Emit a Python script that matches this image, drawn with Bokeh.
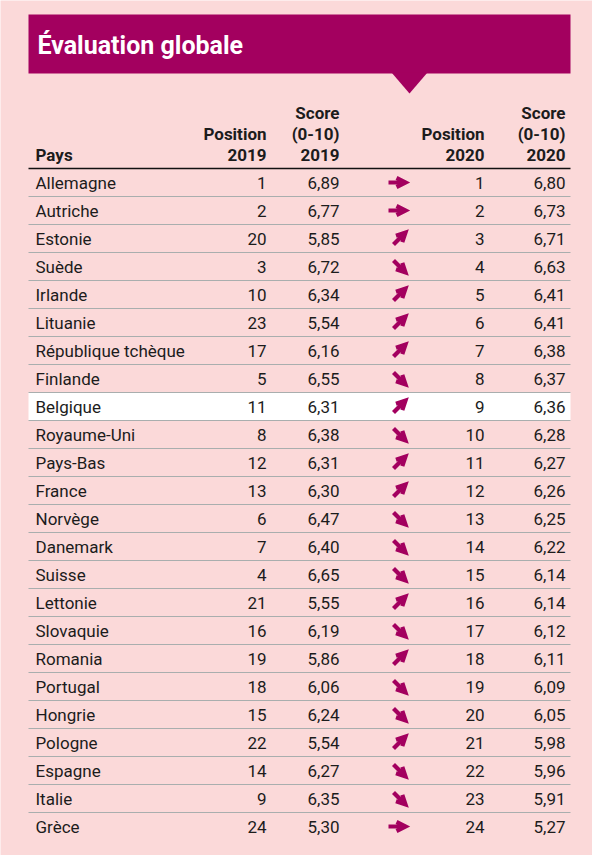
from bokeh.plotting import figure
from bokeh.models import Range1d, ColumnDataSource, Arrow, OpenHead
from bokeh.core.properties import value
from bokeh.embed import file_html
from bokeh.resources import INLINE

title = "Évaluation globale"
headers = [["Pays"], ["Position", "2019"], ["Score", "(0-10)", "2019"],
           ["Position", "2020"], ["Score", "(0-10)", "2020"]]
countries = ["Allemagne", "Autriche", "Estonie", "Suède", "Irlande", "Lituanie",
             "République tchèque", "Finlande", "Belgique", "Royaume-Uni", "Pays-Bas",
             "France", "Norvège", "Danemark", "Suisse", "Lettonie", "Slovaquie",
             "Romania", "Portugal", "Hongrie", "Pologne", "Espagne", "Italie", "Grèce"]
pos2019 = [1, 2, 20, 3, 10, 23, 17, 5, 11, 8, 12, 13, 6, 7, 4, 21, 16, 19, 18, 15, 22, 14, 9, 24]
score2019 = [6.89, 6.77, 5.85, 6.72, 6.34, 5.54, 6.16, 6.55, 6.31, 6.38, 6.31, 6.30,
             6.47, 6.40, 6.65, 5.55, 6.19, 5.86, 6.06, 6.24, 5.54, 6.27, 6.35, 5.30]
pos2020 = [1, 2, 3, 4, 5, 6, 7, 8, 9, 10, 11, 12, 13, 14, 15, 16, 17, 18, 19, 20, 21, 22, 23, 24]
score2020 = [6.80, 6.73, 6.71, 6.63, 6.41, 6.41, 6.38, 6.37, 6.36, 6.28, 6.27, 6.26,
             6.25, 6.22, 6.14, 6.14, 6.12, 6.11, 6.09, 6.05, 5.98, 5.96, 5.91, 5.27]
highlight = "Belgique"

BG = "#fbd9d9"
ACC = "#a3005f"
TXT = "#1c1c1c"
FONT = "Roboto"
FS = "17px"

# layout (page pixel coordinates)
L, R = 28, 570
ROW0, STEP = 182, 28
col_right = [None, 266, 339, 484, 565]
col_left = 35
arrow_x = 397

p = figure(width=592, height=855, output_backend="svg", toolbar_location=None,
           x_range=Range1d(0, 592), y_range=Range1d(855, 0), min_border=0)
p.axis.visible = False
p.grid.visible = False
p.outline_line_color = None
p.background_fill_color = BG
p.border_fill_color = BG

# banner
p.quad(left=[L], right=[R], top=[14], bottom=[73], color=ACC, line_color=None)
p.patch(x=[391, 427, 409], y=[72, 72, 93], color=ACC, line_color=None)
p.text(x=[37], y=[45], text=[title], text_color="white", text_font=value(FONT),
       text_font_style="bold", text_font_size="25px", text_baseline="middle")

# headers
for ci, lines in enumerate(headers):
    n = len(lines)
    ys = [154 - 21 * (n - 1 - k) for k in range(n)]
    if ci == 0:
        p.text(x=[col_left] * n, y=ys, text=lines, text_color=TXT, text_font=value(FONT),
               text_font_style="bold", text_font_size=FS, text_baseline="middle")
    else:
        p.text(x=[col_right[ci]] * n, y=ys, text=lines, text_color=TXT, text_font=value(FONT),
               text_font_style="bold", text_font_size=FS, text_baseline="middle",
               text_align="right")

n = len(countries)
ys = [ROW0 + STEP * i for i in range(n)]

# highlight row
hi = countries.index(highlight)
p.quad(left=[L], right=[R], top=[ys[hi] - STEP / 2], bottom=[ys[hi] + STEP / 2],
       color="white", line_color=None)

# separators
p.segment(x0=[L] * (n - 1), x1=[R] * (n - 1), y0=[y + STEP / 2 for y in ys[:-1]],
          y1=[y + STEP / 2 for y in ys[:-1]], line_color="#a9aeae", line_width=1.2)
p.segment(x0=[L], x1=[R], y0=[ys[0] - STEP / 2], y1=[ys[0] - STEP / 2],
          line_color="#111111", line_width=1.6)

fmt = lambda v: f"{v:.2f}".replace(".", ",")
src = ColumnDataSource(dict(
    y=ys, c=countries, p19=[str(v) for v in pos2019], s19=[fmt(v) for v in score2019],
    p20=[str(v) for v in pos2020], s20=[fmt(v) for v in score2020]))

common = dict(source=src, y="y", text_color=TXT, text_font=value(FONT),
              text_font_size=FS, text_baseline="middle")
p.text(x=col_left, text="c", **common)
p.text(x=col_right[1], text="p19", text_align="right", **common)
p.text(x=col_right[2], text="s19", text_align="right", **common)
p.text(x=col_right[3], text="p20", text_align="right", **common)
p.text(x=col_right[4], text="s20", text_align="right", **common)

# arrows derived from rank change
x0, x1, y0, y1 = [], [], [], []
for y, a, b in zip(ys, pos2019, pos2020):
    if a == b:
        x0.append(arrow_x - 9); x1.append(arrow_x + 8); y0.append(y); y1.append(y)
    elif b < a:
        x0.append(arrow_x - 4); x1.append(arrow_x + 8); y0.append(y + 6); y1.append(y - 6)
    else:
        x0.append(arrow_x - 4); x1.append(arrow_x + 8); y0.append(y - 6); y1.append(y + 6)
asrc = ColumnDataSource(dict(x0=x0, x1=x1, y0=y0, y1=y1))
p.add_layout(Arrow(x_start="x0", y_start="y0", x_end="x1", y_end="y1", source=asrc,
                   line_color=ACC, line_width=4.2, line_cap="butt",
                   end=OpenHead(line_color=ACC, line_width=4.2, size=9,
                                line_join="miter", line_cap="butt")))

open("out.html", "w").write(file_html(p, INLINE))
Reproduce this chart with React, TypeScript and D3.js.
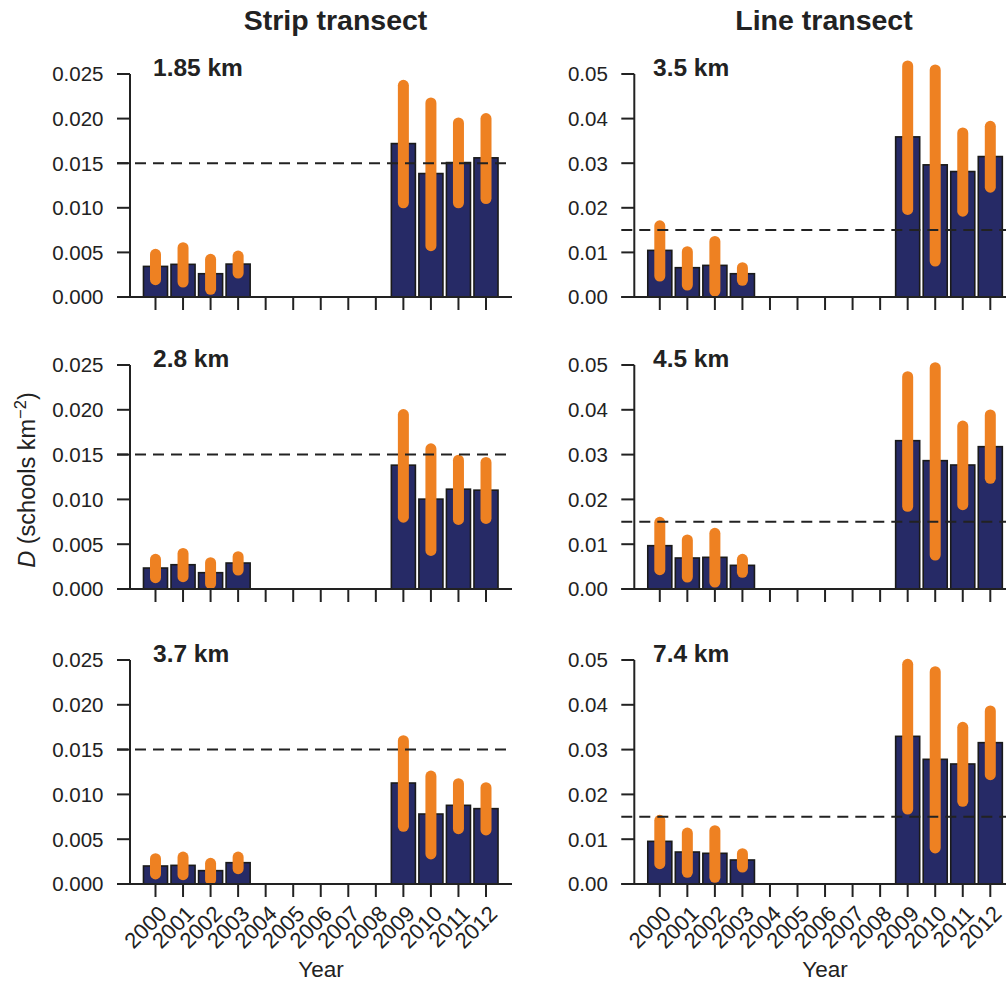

• • • • •

--- TASK REQUIREMENTS ---
Copy every line of the data exactly as written, excluding the pictures.

--- RESPONSE TO THE EXERCISE ---
Emit a Python script that matches this image, drawn with Bokeh.
from bokeh.plotting import figure
from bokeh.models import Range1d, ColumnDataSource, Arrow, OpenHead
from bokeh.core.properties import value
from bokeh.embed import file_html
from bokeh.resources import INLINE

title = "Évaluation globale"
headers = [["Pays"], ["Position", "2019"], ["Score", "(0-10)", "2019"],
           ["Position", "2020"], ["Score", "(0-10)", "2020"]]
countries = ["Allemagne", "Autriche", "Estonie", "Suède", "Irlande", "Lituanie",
             "République tchèque", "Finlande", "Belgique", "Royaume-Uni", "Pays-Bas",
             "France", "Norvège", "Danemark", "Suisse", "Lettonie", "Slovaquie",
             "Romania", "Portugal", "Hongrie", "Pologne", "Espagne", "Italie", "Grèce"]
pos2019 = [1, 2, 20, 3, 10, 23, 17, 5, 11, 8, 12, 13, 6, 7, 4, 21, 16, 19, 18, 15, 22, 14, 9, 24]
score2019 = [6.89, 6.77, 5.85, 6.72, 6.34, 5.54, 6.16, 6.55, 6.31, 6.38, 6.31, 6.30,
             6.47, 6.40, 6.65, 5.55, 6.19, 5.86, 6.06, 6.24, 5.54, 6.27, 6.35, 5.30]
pos2020 = [1, 2, 3, 4, 5, 6, 7, 8, 9, 10, 11, 12, 13, 14, 15, 16, 17, 18, 19, 20, 21, 22, 23, 24]
score2020 = [6.80, 6.73, 6.71, 6.63, 6.41, 6.41, 6.38, 6.37, 6.36, 6.28, 6.27, 6.26,
             6.25, 6.22, 6.14, 6.14, 6.12, 6.11, 6.09, 6.05, 5.98, 5.96, 5.91, 5.27]
highlight = "Belgique"

BG = "#fbd9d9"
ACC = "#a3005f"
TXT = "#1c1c1c"
FONT = "Roboto"
FS = "17px"

# layout (page pixel coordinates)
L, R = 28, 570
ROW0, STEP = 182, 28
col_right = [None, 266, 339, 484, 565]
col_left = 35
arrow_x = 397

p = figure(width=592, height=855, output_backend="svg", toolbar_location=None,
           x_range=Range1d(0, 592), y_range=Range1d(855, 0), min_border=0)
p.axis.visible = False
p.grid.visible = False
p.outline_line_color = None
p.background_fill_color = BG
p.border_fill_color = BG

# banner
p.quad(left=[L], right=[R], top=[14], bottom=[73], color=ACC, line_color=None)
p.patch(x=[391, 427, 409], y=[72, 72, 93], color=ACC, line_color=None)
p.text(x=[37], y=[45], text=[title], text_color="white", text_font=value(FONT),
       text_font_style="bold", text_font_size="25px", text_baseline="middle")

# headers
for ci, lines in enumerate(headers):
    n = len(lines)
    ys = [154 - 21 * (n - 1 - k) for k in range(n)]
    if ci == 0:
        p.text(x=[col_left] * n, y=ys, text=lines, text_color=TXT, text_font=value(FONT),
               text_font_style="bold", text_font_size=FS, text_baseline="middle")
    else:
        p.text(x=[col_right[ci]] * n, y=ys, text=lines, text_color=TXT, text_font=value(FONT),
               text_font_style="bold", text_font_size=FS, text_baseline="middle",
               text_align="right")

n = len(countries)
ys = [ROW0 + STEP * i for i in range(n)]

# highlight row
hi = countries.index(highlight)
p.quad(left=[L], right=[R], top=[ys[hi] - STEP / 2], bottom=[ys[hi] + STEP / 2],
       color="white", line_color=None)

# separators
p.segment(x0=[L] * (n - 1), x1=[R] * (n - 1), y0=[y + STEP / 2 for y in ys[:-1]],
          y1=[y + STEP / 2 for y in ys[:-1]], line_color="#a9aeae", line_width=1.2)
p.segment(x0=[L], x1=[R], y0=[ys[0] - STEP / 2], y1=[ys[0] - STEP / 2],
          line_color="#111111", line_width=1.6)

fmt = lambda v: f"{v:.2f}".replace(".", ",")
src = ColumnDataSource(dict(
    y=ys, c=countries, p19=[str(v) for v in pos2019], s19=[fmt(v) for v in score2019],
    p20=[str(v) for v in pos2020], s20=[fmt(v) for v in score2020]))

common = dict(source=src, y="y", text_color=TXT, text_font=value(FONT),
              text_font_size=FS, text_baseline="middle")
p.text(x=col_left, text="c", **common)
p.text(x=col_right[1], text="p19", text_align="right", **common)
p.text(x=col_right[2], text="s19", text_align="right", **common)
p.text(x=col_right[3], text="p20", text_align="right", **common)
p.text(x=col_right[4], text="s20", text_align="right", **common)

# arrows derived from rank change
x0, x1, y0, y1 = [], [], [], []
for y, a, b in zip(ys, pos2019, pos2020):
    if a == b:
        x0.append(arrow_x - 9); x1.append(arrow_x + 8); y0.append(y); y1.append(y)
    elif b < a:
        x0.append(arrow_x - 4); x1.append(arrow_x + 8); y0.append(y + 6); y1.append(y - 6)
    else:
        x0.append(arrow_x - 4); x1.append(arrow_x + 8); y0.append(y - 6); y1.append(y + 6)
asrc = ColumnDataSource(dict(x0=x0, x1=x1, y0=y0, y1=y1))
p.add_layout(Arrow(x_start="x0", y_start="y0", x_end="x1", y_end="y1", source=asrc,
                   line_color=ACC, line_width=4.2, line_cap="butt",
                   end=OpenHead(line_color=ACC, line_width=4.2, size=9,
                                line_join="miter", line_cap="butt")))

open("out.html", "w").write(file_html(p, INLINE))
Reproduce this chart with React, TypeScript and D3.js.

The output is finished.